I DON’T WANT A LOT FOR CHRISTMAS,there is just one thing I need.  I don’t care about the presents underneath the Christmas tree…I just want to be with my mom, my dad, my FAMILY!

To all the other lonely hearts out there… HAVE YOURSELF A MERRY LITTLE CHRISTMAS!

December 6, 2010

Happy Last Birthday!

by bye2mrwrong

The title may sound gloomy and depressing, almost implying that someone is about to die. No that’s not really the case, no one is dying here. But today it’s my (soon-to-be ex) husband’s birthday.

I won’t be celebrating his birthday with him; he’ll be doing that with the mistress. I wont be hosting the family for coffee and cake, or taking him out to a fancy dinner (something that had become a tradition). Still I can’t help but reminisce over the last 10 birthdays we spent together. The countless presents I got him, every year’s gesture bigger than the last.

The first year, a few months after I met him, I got him a few of those upside down bottle dispenser, which ended up being such a brilliant gift that he decided to build a whole bar in his house. The year later I bought him a beer tender (yes there is a trend here – my husband likes to drink). A few times I bought him jewelry – once it was a bracelet, which he still wears even today, and another time I got him a ring (which he took off just recently). When he turned 30 I bought him a 3 months subscription to a gym (so he would feel fit rather than old). For another birthday I surprised him with a trip to London, and there was also that time that I took him to a dinner + show at the stand up comedy club Boom Chicago.

So this will be the last time that I get to wish him a happy birthday. The last time I buy him a present. Actually it’s already wrapped and sitting on his desk waiting to be unopened, if he ever comes home.  I’m still wondering why I’m doing it. What has he done to deserve a present from me, a card, or even the slightest bit of attention? He sure hasn’t gotten me anything the last couple years for my birthday.
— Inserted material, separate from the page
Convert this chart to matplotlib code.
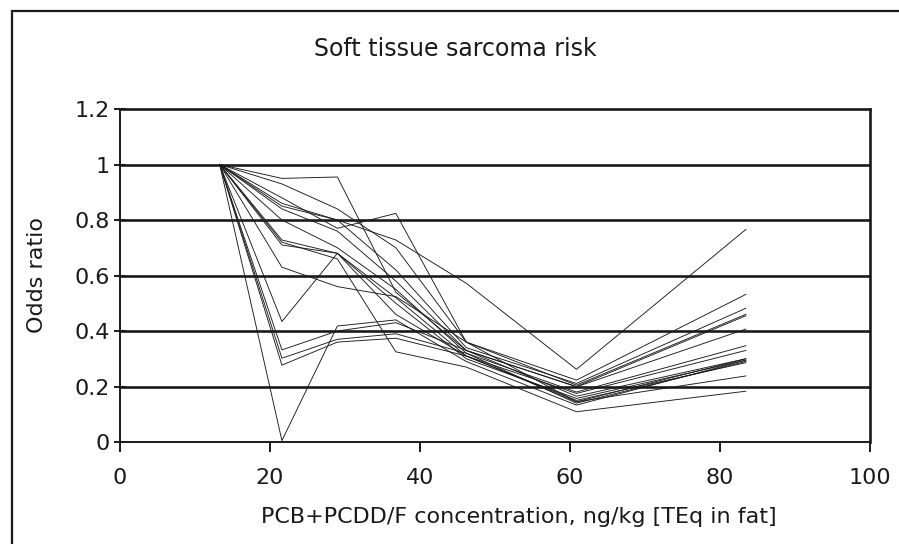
import matplotlib
matplotlib.use("Agg")
import matplotlib.pyplot as plt
from matplotlib.patches import Rectangle

# concentration categories (ng/kg TEq in fat)
conc = [13.3, 21.6, 29.0, 36.8, 46.2, 60.9, 83.5]

# odds ratios, one list per analysis
or_01 = [1.0, 0.950, 0.955, 0.540, 0.330, 0.200, 0.455]
or_02 = [1.0, 0.880, 0.770, 0.824, 0.360, 0.205, 0.460]
or_03 = [1.0, 0.860, 0.800, 0.728, 0.572, 0.262, 0.766]
or_04 = [1.0, 0.930, 0.840, 0.700, 0.360, 0.223, 0.532]
or_05 = [1.0, 0.850, 0.800, 0.620, 0.340, 0.211, 0.482]
or_06 = [1.0, 0.840, 0.760, 0.580, 0.330, 0.199, 0.407]
or_07 = [1.0, 0.800, 0.700, 0.550, 0.320, 0.180, 0.347]
or_08 = [1.0, 0.728, 0.680, 0.520, 0.310, 0.175, 0.330]
or_09 = [1.0, 0.710, 0.680, 0.500, 0.300, 0.157, 0.295]
or_10 = [1.0, 0.630, 0.560, 0.524, 0.360, 0.145, 0.300]
or_11 = [1.0, 0.434, 0.680, 0.460, 0.310, 0.150, 0.286]
or_12 = [1.0, 0.332, 0.400, 0.430, 0.330, 0.165, 0.300]
or_13 = [1.0, 0.302, 0.370, 0.390, 0.320, 0.140, 0.290]
or_14 = [1.0, 0.277, 0.360, 0.374, 0.310, 0.145, 0.238]
or_15 = [1.0, 0.005, 0.418, 0.440, 0.290, 0.133, 0.295]
or_16 = [1.0, 0.720, 0.660, 0.325, 0.270, 0.109, 0.183]

series = [or_01, or_02, or_03, or_04, or_05, or_06, or_07, or_08,
          or_09, or_10, or_11, or_12, or_13, or_14, or_15, or_16]

x_ticks = [0, 20, 40, 60, 80, 100]
y_ticks = [0, 0.2, 0.4, 0.6, 0.8, 1.0, 1.2]
y_labels = ["0", "0.2", "0.4", "0.6", "0.8", "1", "1.2"]

INK = "#1a1a1a"
plt.rcParams["font.family"] = "DejaVu Sans"

fig = plt.figure(figsize=(8.99, 5.44), dpi=100)
ax = fig.add_axes([0.1335, 0.1875, 0.8337, 0.6121])

# outer chart frame (open on right / bottom like the scan)
fig.patches.append(Rectangle((12 / 899, -0.1), 1.2, 1.1 - 11 / 544,
                             transform=fig.transFigure, fill=False,
                             edgecolor=INK, lw=1.6))

for s in series:
    ax.plot(conc, s, color=INK, lw=0.65, zorder=3)

for y in y_ticks[1:-1]:
    ax.axhline(y, color=INK, lw=1.9, zorder=2)

ax.set_xlim(0, 100)
ax.set_ylim(0, 1.2)
ax.set_xticks(x_ticks)
ax.set_xticklabels([str(v) for v in x_ticks])
ax.set_yticks(y_ticks)
ax.set_yticklabels(y_labels)

for side in ["left", "bottom"]:
    ax.spines[side].set_linewidth(1.4)
for side in ["top", "right"]:
    ax.spines[side].set_linewidth(1.9)
for sp in ax.spines.values():
    sp.set_color(INK)

ax.tick_params(axis="x", direction="out", length=7, width=1.4,
               pad=12, labelsize=16, colors=INK)
ax.tick_params(axis="y", direction="inout", length=9, width=1.4,
               pad=3, labelsize=16, colors=INK)

fig.text(37 / 899, 1 - 275 / 544, "Odds ratio", rotation=90,
         ha="center", va="center", fontsize=16, color=INK)
fig.text(519 / 899, 1 - 517 / 544, "PCB+PCDD/F concentration, ng/kg [TEq in fat]",
         ha="center", va="center", fontsize=16, color=INK)
fig.text(455 / 899, 1 - 49 / 544, "Soft tissue sarcoma risk",
         ha="center", va="center", fontsize=17, color=INK)

fig.savefig("out.png", dpi=100)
For me, birthdays have always been extremely important. Hell they only happen once a year and I go as far as making a list of who called me and who forgot. When I turned the big 3–0, a birthday I deemed extremely important yet dreaded at the same time, a birthday I wanted the most to not be alone on, and secretly hoped my husband would throw me a surprise party  with all our friends and family, he decided to leave the country. Of-course it was not until later that I discovered that this was exactly while he was in the midst of his passionate love affair.

And this year when I turned 31 and the weight of the world felt like it was resting on my shoulders, again I got nothing.  Not even a card. Because what can he give or say to the woman he was planning to divorce?

Me, I know exactly what he likes, and what will make him happy (even if it’s something small).  From a bottle of Malibu to help him fall asleep, to a pair of night socks to keep his cold feet warm at night, or even just a chocolate filled marzipan bar. I wonder if SHE knows that?

All I can say is that I have the urge to be good to him, regardless of how he treated me. Maybe it’s this need to show him what he’s going to miss when I’m gone. After all, only then will he start to miss those little things about me, who I was, and what I did. And maybe just maybe, he will finally regret the mistakes he made, and appreciate what a good thing he had and lost. I know it will be too late, but the thought that he might one day MISS ME somehow gives me a bit of satisfaction.